Publishing's Distant Shore
There is one thing that has yet to become digital in the publishing world. In all likelihood, it is an impossible algorithm for programmers to write, although I expect them to try. I am speaking of the legendary entrepreneur. The world of publishing has always been filled with them, those hearty souls that start magazines despite the odds, practical sense or financing. They are very much like Columbus sailing off to the edge of a flat world, seeking the riches of the Spice Islands somewhere just over the horizon. Some of them can actually see what others cannot.

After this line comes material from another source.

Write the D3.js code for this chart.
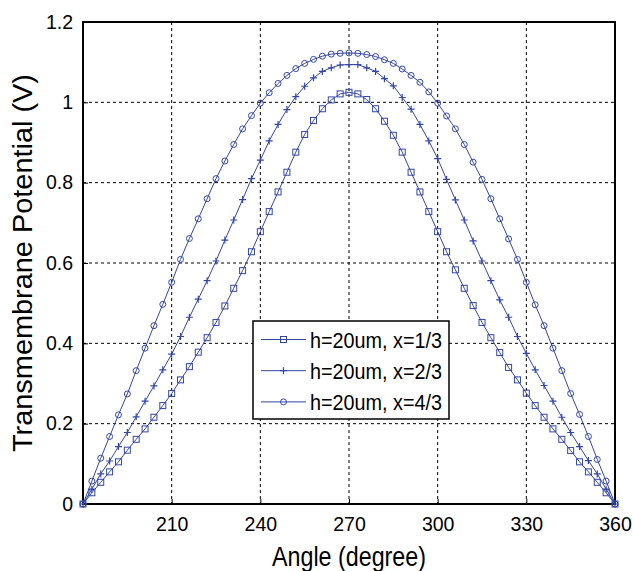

What is it about entrepreneurs? They have been around since the beginning of time. Is it in the gene pool of some but not all of us? Where do they come from? What is it about the ability and desire to make something out of nothing? Does it take courage? Yes. Does it take a spirit of independence? Yes. Does it take a unique idea? No, that is not necessarily a meaningful component to the entrepreneur or a successful campaign.
What it does take is a strong personal vision. It takes a Columbus-like self-assurance that you are seeing something that others have missed. As we all know, not all entrepreneurial vision is reliable, and some of it requires glasses to correct misperceptions in our dreams.
I sometimes wonder if I, as a consultant who helps many a start-up entrepreneur, am acting as a set of corrective lenses, creating some clarity where there was a slightly blurred and inexperienced vision. I never tamper with the enthusiasm. I encourage the entrepreneurism. But I am compelled to clear the fog of the distant shores with a spreadsheet of experience and the costs of reality that I have learned over the years.
After starting dozens of publications, I speak to them as one entrepreneur to another, with the full and complete knowledge of the drug-like experience of launching a new magazine. There is very little that can compare and compete with the headiness of a first edition. It is the dream of many, and the reality of few. Still, I wish to encourage any and all with the will to cross the ocean and land on prosperous literary soil.